Reggie is a mad scientist who has been hired by the local fast food joint to build their newest ball pit in the play area. As such, he is working on researching the bounciness of different balls so as to optimize the pit. He is running an experiment to bounce different sizes of bouncy balls, and then fitting lines to the data points he records. He has heard of linear regression, but needs your help to implement a version of linear regression in Python.

Linear Regression is when you have a group of points on a graph, and you find a line that approximately resembles that group of points. A good Linear Regression algorithm minimizes the error, or the distance from each point to the line. A line with the least error is the line that fits the data the best. We call this a line of best fit.

In this project, you’ll combine your knowledge of loops, lists, and arithmetic to create a function that will find a line of best fit when given a set of data.


The line we will end up with will have a formula that looks like:

y = m*x + b
where m is the slope of the line and b is the intercept, where the line crosses the y-axis.

Create a function called get_y() that takes in m, b, and x. It should return what the y value would be for that x on that line!

Once you have defined get_y(), test it out by uncommenting the print() statements and checking if the expected values display in the terminal.

In [2]:
def get_y(m,b,x):
  y = (m*x) + b
  return y
#this formula calculates any y value for any point on a line so long as we have the x coordinate, the slope of the line and the y intercept
# Uncomment each print() statement to check your work. Each of the following should print True
#print(get_y(1, 0, 7) == 7)
#print(get_y(5, 10, 3) == 25)

Reggie wants to try a bunch of different m values and b values and see which line produces the least error. To calculate the error between a point and a line, he wants a function called calculate_error(), which will take in m, b, and an [x, y] point called point and return the distance between the line and the point.

In [3]:
def calculate_error(m,b,point):
  x_point = point[0]
  y_point = point[1]
  y = get_y(m,b,x_point)
  diff = y - y_point
  return abs(diff)
# Task 4
# Uncomment each print() statement and check the output against the expected result

# this is a line that looks like y = x, so (3, 3) should lie on it. thus, error should be 0:
print(calculate_error(1, 0, (3, 3)))

# the point (3, 4) should be 1 unit away from the line y = x:
print(calculate_error(1, 0, (3, 4)))

# the point (3, 3) should be 1 unit away from the line y = x - 1:
print(calculate_error(1, -1, (3, 3)))

# the point (3, 3) should be 5 units away from the line y = -x + 1:
print(calculate_error(-1, 1, (3, 3)))

0
1
1
5


Great! Reggie’s datasets will be sets of points. For example, he ran an experiment comparing the width of bouncy balls to how high they bounce:

datapoints = [(1, 2), (2, 0), (3, 4), (4, 4), (5, 3)]
The first datapoint, (1, 2), means that his 1cm bouncy ball bounced 2 meters. The 4cm bouncy ball bounced 4 meters.

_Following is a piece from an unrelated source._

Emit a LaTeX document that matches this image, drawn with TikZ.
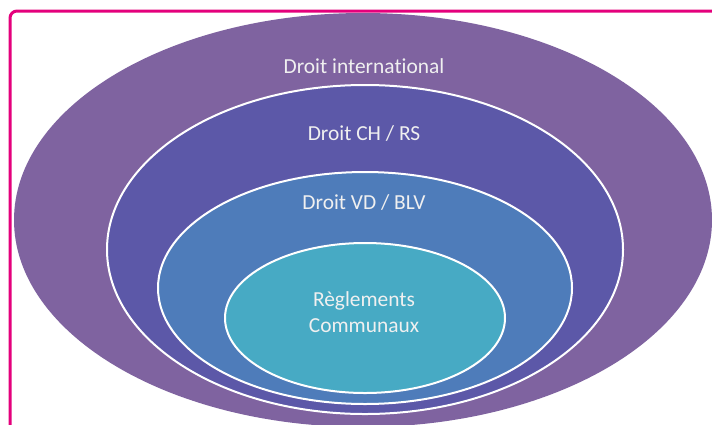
\documentclass[tikz,border=0pt]{standalone}
\usepackage{fontspec}
\setmainfont{Carlito}[Ligatures=NoCommon]
\usetikzlibrary{calc}
\definecolor{framepink}{HTML}{E4007C}
\definecolor{ringintl}{HTML}{7F63A0}
\definecolor{ringch}{HTML}{5C58A8}
\definecolor{ringvd}{HTML}{4E7CBA}
\definecolor{ringcom}{HTML}{47AAC4}
\tikzset{
	ring/.style={draw=white, line width=2bp},
	ringlabel/.style={text=white!94!black, font=\fontsize{21.5}{25.5}\selectfont, align=center, inner sep=0pt}
}

\begin{document}
\begin{tikzpicture}[x=1bp, y=-1bp]
			%%%%% START %%%%%
			\useasboundingbox (0, 0) rectangle (712, 424);
			\clip (0, 0) rectangle (712, 424);
			
			\fill[white] (0, 0) rectangle (712, 424);
			
			\fill[ringintl] (363, 220) ellipse [x radius=349, y radius=207];
			\filldraw[ring, fill=ringch] (365, 249.5) ellipse [x radius=258, y radius=164.5];
			\filldraw[ring, fill=ringvd] (365, 288) ellipse [x radius=207, y radius=116];
			\filldraw[ring, fill=ringcom] (365, 318) ellipse [x radius=140, y radius=75];
			
			\node[ringlabel] (intl) at (364, 66) {Droit international};
			\node[ringlabel] (ch) at (364, 134) {Droit CH / RS};
			\node[ringlabel] (vd) at (364, 203) {Droit VD / BLV};
			\node[ringlabel] (com) at (364, 312) {Règlements\\Communaux};
			
			\draw[framepink, line width=3bp, rounded corners=7bp] (10, 440) -- (10, 11) -- (740, 11);
			%%%%% END %%%%%
\end{tikzpicture}
\end{document}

As we try to fit a line to this data, we will need a function called calculate_all_error(), which takes m and b that describe a line, and points, a set of data like the example above.

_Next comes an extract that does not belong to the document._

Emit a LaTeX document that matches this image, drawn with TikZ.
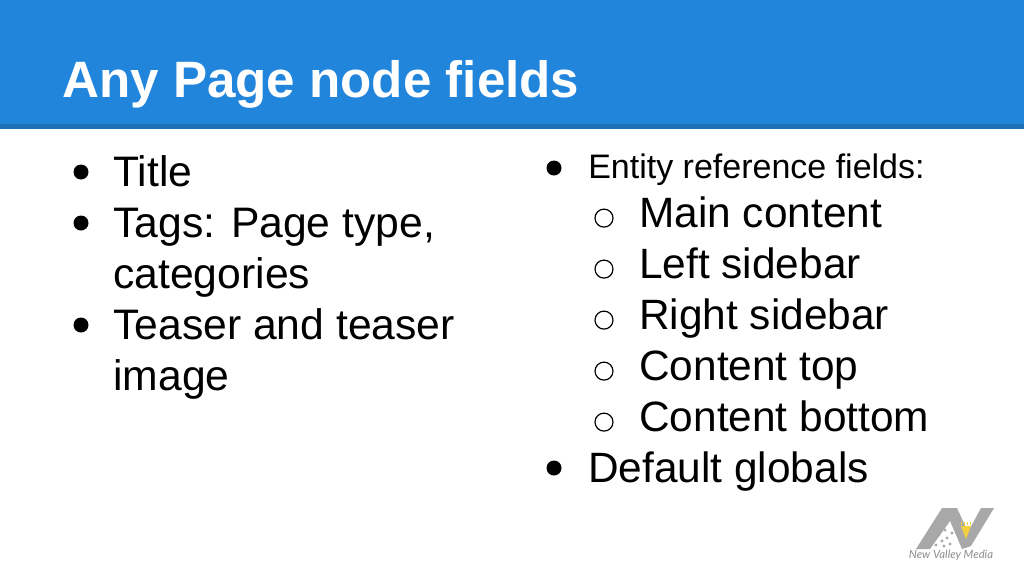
\documentclass[tikz,border=0pt]{standalone}
\usepackage{fontspec}
\setmainfont{Liberation Sans}
\newfontfamily\logofont{Lato}
\definecolor{headblue}{HTML}{2185DC}
\definecolor{headedge}{HTML}{1F6FB5}
\definecolor{logogray}{HTML}{A8A8A8}
\definecolor{logotext}{HTML}{8C8C8C}
\definecolor{logosun}{HTML}{F4D03F}
\tikzset{
    lefttext/.style={anchor=base west, inner sep=0pt, font=\fontsize{32}{36}\selectfont, text=black},
    bodytext/.style={lefttext, font=\fontsize{31.8}{36}\selectfont},
    smalltext/.style={lefttext, font=\fontsize{25.5}{30}\selectfont},
    dotmark/.style={circle, fill=black, inner sep=0pt, minimum size=11.25pt},
    ringmark/.style={circle, draw=black, line width=.9pt, inner sep=0pt, minimum size=13.5pt},
}
\begin{document}
\begin{tikzpicture}[x=.75pt, y=-.75pt]
\useasboundingbox (0,0) rectangle (1024,576);
\fill[white](0,0) rectangle (1024,576);
\fill[headblue](0,0) rectangle (1024,124);
\fill[headedge](0,124) rectangle (1024,129);

\node (head) at (62,97)[anchor=base west, inner sep=0pt, text=white, font=\fontsize{38.35}{44}\selectfont\bfseries]{Any Page node fields};

% left column
\node (dotA) at (81,172)[dotmark]{};
\node (title) at (113,186.5)[lefttext]{Title};
\node (dotB) at (81,223)[dotmark]{};
\node (tags) at (113,237.6)[lefttext]{Tags: Page type,};
\node (cats) at (113,288.6)[lefttext]{categories};
\node (dotC) at (81,325)[dotmark]{};
\node (teaser) at (113,339.6)[lefttext]{Teaser and teaser};
\node (image) at (113,390.6)[lefttext]{image};

% right column
\node (dotD) at (554,168)[dotmark]{};
\node (entity) at (588,178)[smalltext]{Entity reference fields:};
\foreach \y/\name/\txt in {227.6/main/Main content, 278.6/left/Left sidebar, 329.6/right/Right sidebar, 380.6/top/Content top, 431.6/bottom/Content bottom}{
    \node (ring\name) at (604,\y-9.5)[ringmark]{};
    \node (\name) at (639,\y)[bodytext]{\txt};
}
\node (dotE) at (554,468)[dotmark]{};
\node (globals) at (588,482.6)[bodytext]{Default globals};

% logo
\fill[logogray](916,549)--(930,549)--(950,521)--(962,549)--(971,546)--(994,508)--(981,508)--(968,532)--(957,508)--(942,508)--cycle;
\foreach \x/\y in {939/535, 942/541, 945/530, 947/538, 950/544, 944/546, 952/533, 936/545}
    \fill[logogray](\x,\y) circle (1.6);
\fill[logosun](961,526)--(971,526)--(966,539)--cycle;
\foreach \x in {961,964,967,970}
    \draw[logosun, line width=.5pt](\x,525)--(\x,522);
\node (logo) at (951,558)[anchor=base, inner sep=0pt, text=logotext, font=\logofont\itshape\fontsize{8.5}{10}\selectfont]{New Valley Media};
\end{tikzpicture}
\end{document}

calculate_all_error() should iterate through each point in points and calculate the error from that point to the line (using calculate_error()). It should keep a running total of the error, and then return that total after the loop.

In [4]:
def calculate_all_error(m,b,points):
  total_error = 0
  for item in points:
    result = calculate_error(m,b,item)
    total_error += result
    
  return total_error


# Uncomment each print() statement and check the output against the expected result
datapoints = [(1, 1), (3, 3), (5, 5), (-1, -1)]

# every point in this dataset lies upon y=x, so the total error should be zero:
print(calculate_all_error(1, 0, datapoints))

# every point in this dataset is 1 unit away from y = x + 1, so the total error should be 4:
print(calculate_all_error(1, 1, datapoints))

# every point in this dataset is 1 unit away from y = x - 1, so the total error should be 4:
print(calculate_all_error(1, -1, datapoints))

# the points in this dataset are 1, 5, 9, and 3 units away from y = -x + 1, respectively, so total error should be:
# 1 + 5 + 9 + 3 = 18
print(calculate_all_error(-1, 1, datapoints))

0
4
4
18


Our next step is to find the m and b that minimizes this error, and thus fits the data best!

The way Reggie wants to find a line of best fit is by trial and error. He wants to try a bunch of different slopes (m values) and a bunch of different intercepts (b values) and see which one produces the smallest error value for his dataset.

Using a list comprehension, let’s create a list of possible m values to try. Make the list possible_ms that goes from -10 to 10 inclusive, in increments of 0.1.

In [None]:
possible_ms = [i/10 for i in range(-100,101, 1)]
#print(possible_ms)
#to generate our possible values, we go through each value in the given range, then divide by 10 as the range value can not handle floats, we divide before the range function to make sure we are only diving the number in the range and not trying to divide the whole range itself

Now, let’s make a list of possible_bs to check that would be the values from -20 to 20 inclusive, in steps of 0.1.

In [None]:
possible_bs = [i/10 for i in range(-200, 201, 1)]

We are going to find the smallest error. First, we will make every possible y = m*x + b line by pairing all of the possible ms with all of the possible bs. Then, we will see which y = m*x + b line produces the smallest total error with the set of data stored in datapoints.

First, create the variables that we will be optimizing:

 - smallest_error — this should start at infinity (float("inf")) so that any error we get at first will be smaller than our value of smallest_error
 - best_m — we can start this at 0
 - best_b — we can start this at 0
 We want to:
 - Iterate through each element m in possible_ms
 - For every m value, take every b value in possible_bs
 - If the value returned from calculate_all_error() on this m value, this b value, and datapoints is less than our current smallest_error,
Set best_m and best_b to be these values, and set smallest_error to this error.

In [None]:
for m in possible_ms:
  for b in possible_bs:
    error = calculate_all_error(m,b,datapoints)
    if error < smallest_error:
      best_m = m
      best_b = b
      smallest_error = error
    else:
      pass
      
print(best_m)
print(best_b)
print(smallest_error)
#we first set 0 values for best m and b, then the float of infinity for the smallest possible value, as we want to find the smallest combination of values to give our error, so we set the beginning value as infinity.
#we then iterate though all the m values, then all the b values, and we run this through the function to calculate error created earlier, after which we find the smallest error, print the associated m and b values



Now we have seen that for this set of observations on the bouncy balls, the line that fits the data best has an m of 0.4 and a b of 1.6:

y = 0.4x + 1.6
This line produced a total error of 5.

Using this m and this b, what does your line predict the bounce height of a ball with a width of 6 to be? In other words, what is the output of get_y() when we call it with:

 - m = 0.4
 - b = 1.6
 - x = 6

In [None]:
new_ball = get_y(0.4,1.6,6)
print(new_ball)